Confidence has always been central to Madonna’s appeal; she had a swagger that few of her ’80s-pop peers could match. But “Who’s That Girl” might be too confident. Madonna sings the whole song in the third person, and it’s all about how you should be careful around this extremely hot girl because she’ll break your heart: “When you see her, say a prayer and kiss your heart goodbye/ She’s trouble in a word, get closer to the fire.” (Those lyrics are trash.) There are lots of pop songs about mythic jezebels, and some of them, like Kim Carnes’ “Bette Davis Eyes,” work because you can hear the admiration and envy in the voice of the person singing. But when Madonna is singing about herself, you don’t get that at all.

Technically, I suppose Madonna is really singing about Nikki Finn, her character in the movie Who’s That Girl. In Fred Bronson’s Billboard Book Of Number 1 Hits, Madonna says that the songs on the Who’s That Girl soundtrack “aren’t necessarily about Nikki, or written to be sung by someone like her, but there’s a spirit to this music that captures both what the film and the character are about, I think.” This is bullshit. “Who’s That Girl” is clearly supposed to be a song about the girl from Who’s That Girl. Since Madonna is the person playing that girl — and since she’s the driving force for the movie in the first place — “Who’s That Girl” sure feels like Madonna singing about herself. That means that Madonna is singing about herself, in perfect sixth-grade Spanish, as a “señorita más fina.” It’s pretty stupid!

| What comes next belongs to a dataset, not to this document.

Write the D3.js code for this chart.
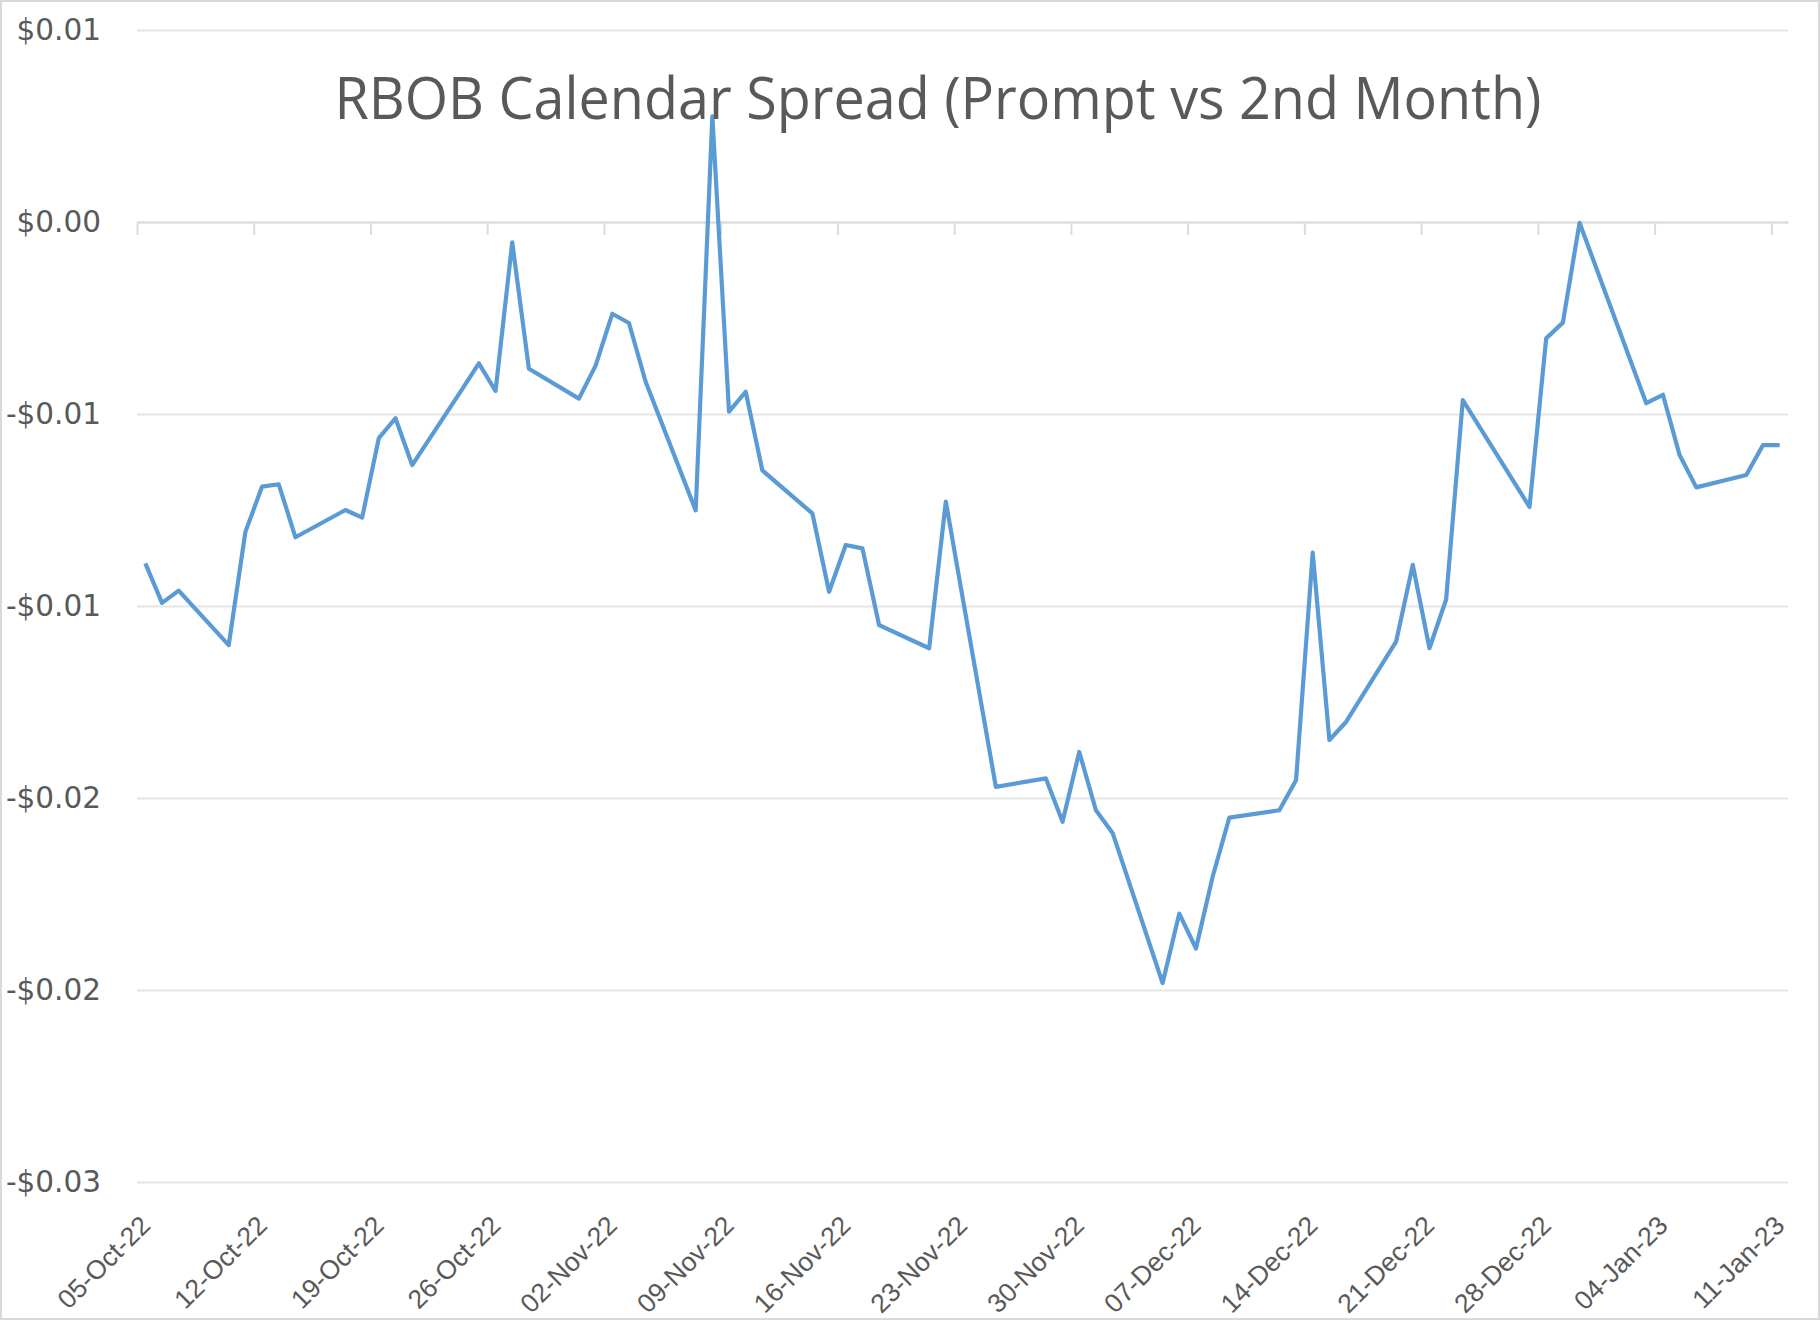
<!DOCTYPE html>
<html>
<head>
<meta charset="utf-8">
<script src="https://cdn.jsdelivr.net/npm/d3@7"></script>
<style>
  html, body { margin: 0; padding: 0; background: #fff; }
  svg { display: block; }
</style>
</head>
<body>
<div id="root"></div>
<script>
// tick labels as shown on the reference
const xTickLabels = ['05-Oct-22', '12-Oct-22', '19-Oct-22', '26-Oct-22', '02-Nov-22', '09-Nov-22', '16-Nov-22',
  '23-Nov-22', '30-Nov-22', '07-Dec-22', '14-Dec-22', '21-Dec-22', '28-Dec-22', '04-Jan-23', '11-Jan-23']
const yTickValues = [0.005, 0, -0.005, -0.01, -0.015, -0.02, -0.025]
const yTickLabels = ['$0.01', '$0.00', '-$0.01', '-$0.01', '-$0.02', '-$0.02', '-$0.03']

// trading days and prompt-vs-2nd-month spread ($/gal)
const tradeDates = [
  '05-Oct-22', '06-Oct-22', '07-Oct-22', '10-Oct-22', '11-Oct-22', '12-Oct-22', '13-Oct-22', '14-Oct-22',
  '17-Oct-22', '18-Oct-22', '19-Oct-22', '20-Oct-22', '21-Oct-22', '24-Oct-22', '25-Oct-22', '26-Oct-22',
  '27-Oct-22', '28-Oct-22', '31-Oct-22', '01-Nov-22', '02-Nov-22', '03-Nov-22', '04-Nov-22', '07-Nov-22',
  '08-Nov-22', '09-Nov-22', '10-Nov-22', '11-Nov-22', '14-Nov-22', '15-Nov-22', '16-Nov-22', '17-Nov-22',
  '18-Nov-22', '21-Nov-22', '22-Nov-22', '23-Nov-22', '25-Nov-22', '28-Nov-22', '29-Nov-22', '30-Nov-22',
  '01-Dec-22', '02-Dec-22', '05-Dec-22', '06-Dec-22', '07-Dec-22', '08-Dec-22', '09-Dec-22', '12-Dec-22',
  '13-Dec-22', '14-Dec-22', '15-Dec-22', '16-Dec-22', '19-Dec-22', '20-Dec-22', '21-Dec-22', '22-Dec-22',
  '23-Dec-22', '27-Dec-22', '28-Dec-22', '29-Dec-22', '30-Dec-22', '03-Jan-23', '04-Jan-23', '05-Jan-23',
  '06-Jan-23', '09-Jan-23', '10-Jan-23', '11-Jan-23'
]
const spreadValues = [
  -0.00889, -0.00992, -0.00960, -0.01102, -0.00807, -0.00689, -0.00683, -0.00821,
  -0.00750, -0.00770, -0.00563, -0.00511, -0.00633, -0.00435, -0.00368, -0.00440,
  -0.00053, -0.00382, -0.00460, -0.00374, -0.00239, -0.00263, -0.00416, -0.00751,
  0.00275, -0.00494, -0.00442, -0.00647, -0.00759, -0.00963, -0.00841, -0.00850,
  -0.01050, -0.01110, -0.00728, -0.00976, -0.01471, -0.01449, -0.01562, -0.01380,
  -0.01532, -0.01591, -0.01982, -0.01801, -0.01892, -0.01705, -0.01551, -0.01532,
  -0.01454, -0.00861, -0.01349, -0.01302, -0.01093, -0.00893, -0.01110, -0.00983,
  -0.00464, -0.00742, -0.00303, -0.00262, -0.00002, -0.00472, -0.00450, -0.00607,
  -0.00691, -0.00659, -0.00581, -0.00581
]

const TITLE = 'RBOB Calendar Spread (Prompt vs 2nd Month)'

const WIDTH = 1820
const HEIGHT = 1320
const PLOT_LEFT = 137
const PLOT_RIGHT = 1788
const PLOT_TOP = 30
const PLOT_BOTTOM = 1182

const TEXT_COLOR = '#595959'
const GRID_COLOR = '#e5e5e5'
const LINE_COLOR = '#5b9bd5'

const parseDate = d3.utcParse('%d-%b-%y')
const midDay = (d) => d3.utcHour.offset(d, 12)

const tickDates = xTickLabels.map(parseDate)
const data = tradeDates.map((d, i) => ({ date: parseDate(d), value: spreadValues[i] }))

const svg = d3.select('#root')
  .append('svg')
  .attr('width', WIDTH)
  .attr('height', HEIGHT)
  .style('font-family', '"Open Sans", sans-serif')

svg.append('rect')
  .attr('x', 1).attr('y', 1)
  .attr('width', WIDTH - 2).attr('height', HEIGHT - 2)
  .attr('fill', '#fff')
  .attr('stroke', '#d9d9d9')
  .attr('stroke-width', 2)

// each day is a bucket, points sit in the middle of their day
const xScale = d3.scaleUtc()
  .domain([tickDates[0], d3.utcDay.offset(tickDates[tickDates.length - 1], 1)])
  .range([PLOT_LEFT, PLOT_RIGHT])

const yScale = d3.scaleLinear()
  .domain([-0.025, 0.005])
  .range([PLOT_BOTTOM, PLOT_TOP])

// gridlines + value labels
const yAxis = d3.axisLeft(yScale)
  .tickValues(yTickValues)
  .tickSize(-(PLOT_RIGHT - PLOT_LEFT))
  .tickPadding(36)
  .tickFormat((d, i) => yTickLabels[i])

const yAxisG = svg.append('g')
  .attr('transform', `translate(${PLOT_LEFT},0)`)
  .call(yAxis)
yAxisG.select('.domain').remove()
yAxisG.selectAll('.tick line')
  .attr('stroke', GRID_COLOR)
  .attr('stroke-width', 2)
yAxisG.selectAll('.tick text')
  .attr('fill', TEXT_COLOR)
  .style('font-family', '"DejaVu Sans", sans-serif')
  .style('font-size', '29.5px')

// horizontal axis line crosses at zero, weekly tick marks hang below it
const xAxisLine = d3.axisBottom(xScale)
  .tickValues(tickDates)
  .tickSize(13)
  .tickSizeOuter(0)
  .tickFormat('')

const xLineG = svg.append('g')
  .attr('transform', `translate(0,${yScale(0)})`)
  .call(xAxisLine)
xLineG.select('.domain').attr('stroke', '#dcdcdc').attr('stroke-width', 2)
xLineG.selectAll('.tick line').attr('stroke', '#dcdcdc').attr('stroke-width', 2)

// date labels sit at the bottom, rotated
const xLabels = d3.axisBottom(xScale)
  .tickValues(tickDates.map(midDay))
  .tickSize(0)
  .tickFormat((d, i) => xTickLabels[i])

const xLabelG = svg.append('g')
  .attr('transform', `translate(0,${PLOT_BOTTOM})`)
  .call(xLabels)
xLabelG.select('.domain').remove()
xLabelG.selectAll('.tick text')
  .attr('fill', TEXT_COLOR)
  .style('font-size', '26.5px')
  .attr('text-anchor', 'end')
  .attr('dy', null)
  .attr('y', 0)
  .attr('transform', 'translate(6,45) rotate(-45)')

const line = d3.line()
  .x(d => xScale(midDay(d.date)))
  .y(d => yScale(d.value))

svg.append('path')
  .datum(data)
  .attr('d', line)
  .attr('fill', 'none')
  .attr('stroke', LINE_COLOR)
  .attr('stroke-width', 4.2)
  .attr('stroke-linejoin', 'round')

svg.append('text')
  .attr('x', 938)
  .attr('y', 119)
  .attr('text-anchor', 'middle')
  .attr('fill', TEXT_COLOR)
  .style('font-size', '58px')
  .attr('textLength', 1207)
  .attr('lengthAdjust', 'spacingAndGlyphs')
  .text(TITLE)
</script>
</body>
</html>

“Who’s That Girl” should probably be remembered as a total fiasco: A pop star ripping off her own most recent single, indulging in some halfassed cultural appropriation, and spending the entire song singing dumbass lyrics about how más fina she is. The track should be the stuff of snarky mid-’00s VH1 countdowns. But Madonna was on such a roll in 1987 that nobody really got mad about “Who’s That Girl.” The song quietly cruised to #1, and then everyone agreed to forget that it had happened. And it’s not even that bad a song! It’s just a generic, competent example of the kind of dance-pop that was popping back then. On its own, “Who’s That Girl” is a perfectly OK piece of music. The song only really stands out in the context of Madonna’s historic run. It’s a rare uninspired moment.

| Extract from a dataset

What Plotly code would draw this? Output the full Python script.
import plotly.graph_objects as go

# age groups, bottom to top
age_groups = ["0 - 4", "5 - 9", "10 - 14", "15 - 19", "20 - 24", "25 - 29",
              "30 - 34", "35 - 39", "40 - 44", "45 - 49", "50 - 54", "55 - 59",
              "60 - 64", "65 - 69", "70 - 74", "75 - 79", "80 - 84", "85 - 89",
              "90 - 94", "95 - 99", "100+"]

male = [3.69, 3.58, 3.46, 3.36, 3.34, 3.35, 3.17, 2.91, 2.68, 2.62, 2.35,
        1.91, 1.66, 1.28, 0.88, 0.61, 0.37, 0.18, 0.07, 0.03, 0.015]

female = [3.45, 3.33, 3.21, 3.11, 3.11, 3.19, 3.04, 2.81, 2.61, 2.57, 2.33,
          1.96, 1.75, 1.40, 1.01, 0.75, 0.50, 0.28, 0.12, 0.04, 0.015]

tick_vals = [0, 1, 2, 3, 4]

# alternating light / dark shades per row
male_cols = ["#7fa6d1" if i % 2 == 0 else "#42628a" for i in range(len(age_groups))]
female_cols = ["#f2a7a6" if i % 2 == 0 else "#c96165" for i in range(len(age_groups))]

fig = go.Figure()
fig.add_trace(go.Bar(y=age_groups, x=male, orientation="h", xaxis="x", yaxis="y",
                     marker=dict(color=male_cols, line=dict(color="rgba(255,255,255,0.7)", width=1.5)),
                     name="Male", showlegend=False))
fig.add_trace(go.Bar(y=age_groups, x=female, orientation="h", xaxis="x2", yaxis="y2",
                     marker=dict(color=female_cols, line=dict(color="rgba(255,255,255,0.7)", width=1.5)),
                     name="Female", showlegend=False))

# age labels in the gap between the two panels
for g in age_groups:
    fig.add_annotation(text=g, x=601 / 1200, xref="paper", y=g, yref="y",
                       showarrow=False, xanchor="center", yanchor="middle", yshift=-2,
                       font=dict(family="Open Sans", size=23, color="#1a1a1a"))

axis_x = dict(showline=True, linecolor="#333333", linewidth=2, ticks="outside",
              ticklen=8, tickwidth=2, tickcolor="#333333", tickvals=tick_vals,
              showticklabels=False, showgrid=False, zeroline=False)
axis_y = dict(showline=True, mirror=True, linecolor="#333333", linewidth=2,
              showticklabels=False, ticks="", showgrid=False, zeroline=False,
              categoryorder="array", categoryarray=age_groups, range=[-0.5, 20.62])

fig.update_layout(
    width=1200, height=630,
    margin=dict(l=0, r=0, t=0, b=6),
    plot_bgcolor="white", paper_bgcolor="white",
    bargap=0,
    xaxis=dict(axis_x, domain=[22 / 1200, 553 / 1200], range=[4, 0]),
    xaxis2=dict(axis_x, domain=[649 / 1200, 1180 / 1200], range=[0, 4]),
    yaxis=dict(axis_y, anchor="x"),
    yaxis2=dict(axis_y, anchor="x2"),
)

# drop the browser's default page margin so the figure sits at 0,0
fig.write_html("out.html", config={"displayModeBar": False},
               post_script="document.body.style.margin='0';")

Madonna only had four of the nine songs on the Who’s That Girl soundtrack, but the record was essentially marketed as a Madonna album. Her name and her picture were on the cover, and none of the other artists on the soundtrack (Scritti Politti, Club Nouveau, Madonna’s friend and Who’s That Girl castmate Coati Mundi) released their tracks as singles. The Who’s That Girl soundtrack is a pure quickie cash-in, and it still went platinum and yielded two big hits for Madonna. Madonna didn’t even bother to make a video for the sleek club jam “Causing A Commotion,” and it still peaked at #2. (It’s an 8.)





After the movie flopped, Madonna still salvaged the Who’s That Girl name. She spent the summer of 1987 on the Who’s That Girl Tour, which hit three continents and pulled in $25 million — roughly four times what the movie Who’s That Girl earned at the box office. Madonna just could not fail. Who’s That Girl had been a notorious bomb, but it shared a title with a #1 single and a successful tour, and it didn’t hurt its star in any real way. Soon enough, Madonna would once again reinvent herself, and she would continue surfing on the zeitgeist for another decade-plus. We will see her in this column many more times.